■ **Dataset records**
+-------+

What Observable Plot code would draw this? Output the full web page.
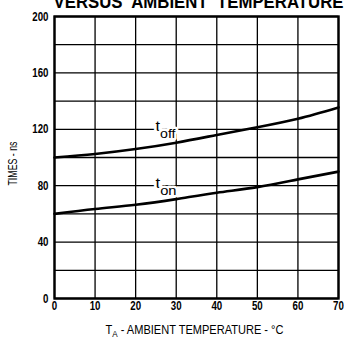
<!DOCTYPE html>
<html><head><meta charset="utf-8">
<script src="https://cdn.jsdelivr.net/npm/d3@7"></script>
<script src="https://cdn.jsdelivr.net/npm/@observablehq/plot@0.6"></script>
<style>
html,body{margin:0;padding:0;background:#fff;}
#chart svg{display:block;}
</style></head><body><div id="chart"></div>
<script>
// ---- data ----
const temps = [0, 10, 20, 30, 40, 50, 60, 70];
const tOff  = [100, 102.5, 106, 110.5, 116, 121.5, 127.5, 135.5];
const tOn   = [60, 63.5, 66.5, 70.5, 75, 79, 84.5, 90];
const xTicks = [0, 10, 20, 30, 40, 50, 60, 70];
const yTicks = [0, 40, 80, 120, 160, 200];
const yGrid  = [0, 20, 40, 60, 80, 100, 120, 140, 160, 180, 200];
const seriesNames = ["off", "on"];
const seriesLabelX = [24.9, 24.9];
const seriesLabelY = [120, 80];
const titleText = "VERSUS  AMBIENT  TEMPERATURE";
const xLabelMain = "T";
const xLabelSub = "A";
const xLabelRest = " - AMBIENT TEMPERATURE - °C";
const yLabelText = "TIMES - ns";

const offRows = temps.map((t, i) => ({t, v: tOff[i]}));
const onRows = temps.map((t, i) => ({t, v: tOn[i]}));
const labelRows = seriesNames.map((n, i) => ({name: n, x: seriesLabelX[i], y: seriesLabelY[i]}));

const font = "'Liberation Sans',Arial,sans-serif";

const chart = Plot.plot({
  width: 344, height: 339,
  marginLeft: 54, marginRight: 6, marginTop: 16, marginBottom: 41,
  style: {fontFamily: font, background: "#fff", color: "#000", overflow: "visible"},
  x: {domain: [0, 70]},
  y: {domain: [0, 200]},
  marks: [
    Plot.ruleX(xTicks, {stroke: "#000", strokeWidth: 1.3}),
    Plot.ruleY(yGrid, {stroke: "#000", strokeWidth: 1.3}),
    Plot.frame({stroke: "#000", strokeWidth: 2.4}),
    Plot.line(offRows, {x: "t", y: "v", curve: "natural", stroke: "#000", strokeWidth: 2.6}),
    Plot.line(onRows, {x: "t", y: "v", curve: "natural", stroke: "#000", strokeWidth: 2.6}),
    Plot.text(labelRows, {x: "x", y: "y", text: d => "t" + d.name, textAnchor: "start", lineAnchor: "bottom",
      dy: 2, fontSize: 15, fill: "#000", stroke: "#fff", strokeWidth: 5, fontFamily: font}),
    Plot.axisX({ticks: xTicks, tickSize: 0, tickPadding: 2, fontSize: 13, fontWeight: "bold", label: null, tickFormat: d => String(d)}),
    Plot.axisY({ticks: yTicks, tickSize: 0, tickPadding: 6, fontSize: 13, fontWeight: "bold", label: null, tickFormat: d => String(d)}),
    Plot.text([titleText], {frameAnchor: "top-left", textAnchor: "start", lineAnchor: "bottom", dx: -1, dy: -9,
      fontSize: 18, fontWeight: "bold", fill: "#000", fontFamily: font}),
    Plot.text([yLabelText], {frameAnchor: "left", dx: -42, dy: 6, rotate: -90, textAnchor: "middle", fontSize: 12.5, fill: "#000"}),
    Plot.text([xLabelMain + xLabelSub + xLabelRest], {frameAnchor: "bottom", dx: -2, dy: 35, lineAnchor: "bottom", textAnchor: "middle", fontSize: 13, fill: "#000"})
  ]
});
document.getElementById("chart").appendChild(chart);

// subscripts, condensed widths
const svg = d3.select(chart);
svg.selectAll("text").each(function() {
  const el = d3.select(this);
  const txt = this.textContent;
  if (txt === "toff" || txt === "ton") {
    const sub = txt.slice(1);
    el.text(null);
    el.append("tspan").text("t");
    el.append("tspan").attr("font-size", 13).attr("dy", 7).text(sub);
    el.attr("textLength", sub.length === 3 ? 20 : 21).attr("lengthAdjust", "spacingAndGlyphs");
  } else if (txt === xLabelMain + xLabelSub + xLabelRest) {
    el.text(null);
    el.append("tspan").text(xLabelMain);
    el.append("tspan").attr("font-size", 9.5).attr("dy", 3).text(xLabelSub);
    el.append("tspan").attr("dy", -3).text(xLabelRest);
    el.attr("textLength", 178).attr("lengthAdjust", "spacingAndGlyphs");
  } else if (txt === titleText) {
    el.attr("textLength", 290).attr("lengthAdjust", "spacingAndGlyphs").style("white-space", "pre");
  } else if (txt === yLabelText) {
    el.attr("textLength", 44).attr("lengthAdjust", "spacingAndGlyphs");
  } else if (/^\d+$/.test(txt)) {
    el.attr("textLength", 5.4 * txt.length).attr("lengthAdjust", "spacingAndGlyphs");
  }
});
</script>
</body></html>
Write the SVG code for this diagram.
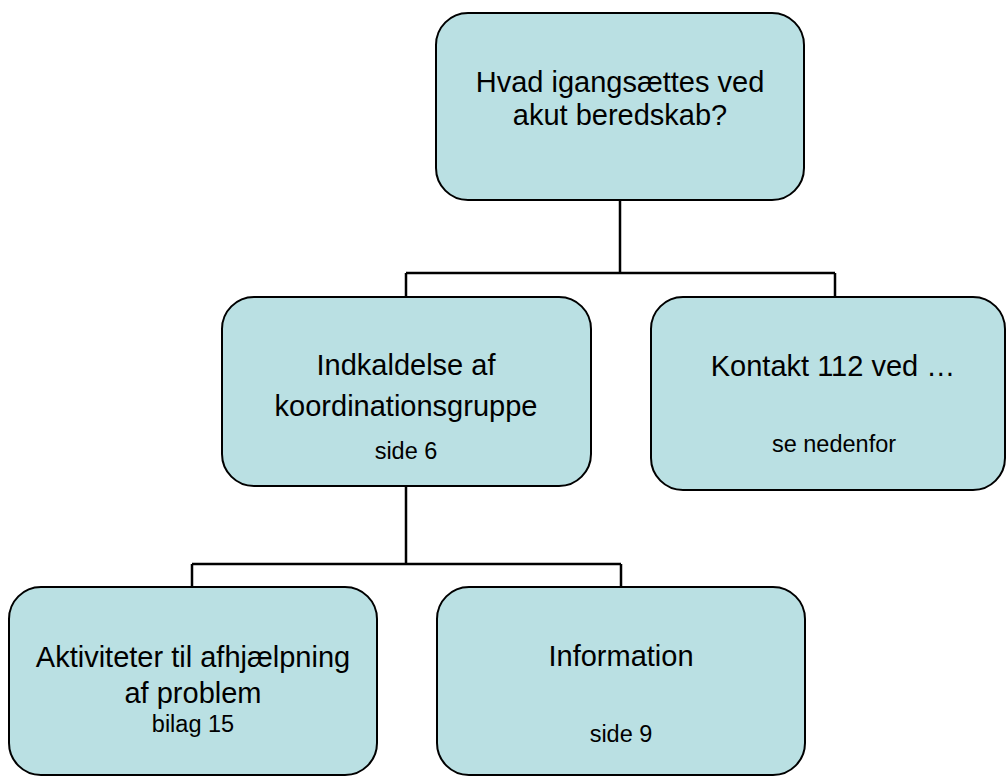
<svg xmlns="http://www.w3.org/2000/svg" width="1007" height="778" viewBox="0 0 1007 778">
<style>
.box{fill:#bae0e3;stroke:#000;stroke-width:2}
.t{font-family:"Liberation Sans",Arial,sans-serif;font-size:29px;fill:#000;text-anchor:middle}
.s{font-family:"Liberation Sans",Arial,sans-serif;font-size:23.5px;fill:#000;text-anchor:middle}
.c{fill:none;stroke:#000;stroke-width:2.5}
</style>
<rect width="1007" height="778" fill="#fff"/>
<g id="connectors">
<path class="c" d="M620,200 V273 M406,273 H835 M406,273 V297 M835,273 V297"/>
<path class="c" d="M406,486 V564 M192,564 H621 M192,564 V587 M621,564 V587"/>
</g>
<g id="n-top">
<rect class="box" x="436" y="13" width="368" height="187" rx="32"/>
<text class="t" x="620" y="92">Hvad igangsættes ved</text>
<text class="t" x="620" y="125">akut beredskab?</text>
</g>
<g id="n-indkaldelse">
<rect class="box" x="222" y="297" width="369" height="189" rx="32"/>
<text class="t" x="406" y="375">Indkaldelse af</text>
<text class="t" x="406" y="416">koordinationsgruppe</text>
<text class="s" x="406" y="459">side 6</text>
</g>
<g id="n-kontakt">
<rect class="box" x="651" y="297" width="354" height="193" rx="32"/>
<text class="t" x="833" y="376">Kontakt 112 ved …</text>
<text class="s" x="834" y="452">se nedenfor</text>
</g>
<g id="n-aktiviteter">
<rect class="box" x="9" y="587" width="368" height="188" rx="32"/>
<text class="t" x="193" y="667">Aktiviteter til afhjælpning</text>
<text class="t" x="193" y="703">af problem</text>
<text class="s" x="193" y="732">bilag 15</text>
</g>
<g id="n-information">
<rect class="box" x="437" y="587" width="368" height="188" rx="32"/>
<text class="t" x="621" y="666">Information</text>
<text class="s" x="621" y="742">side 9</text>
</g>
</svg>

+-------+

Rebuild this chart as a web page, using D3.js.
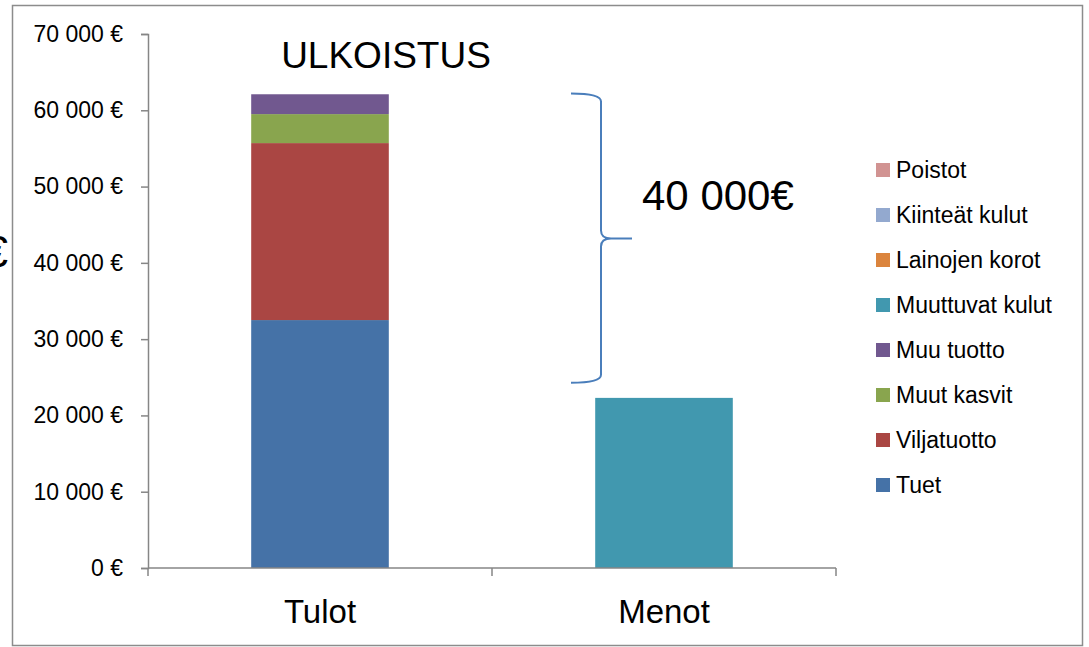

+-------+

■ **Task description**
Count the lines in which the string "this" appears, then report only that figure.

■ **Complete answer**
5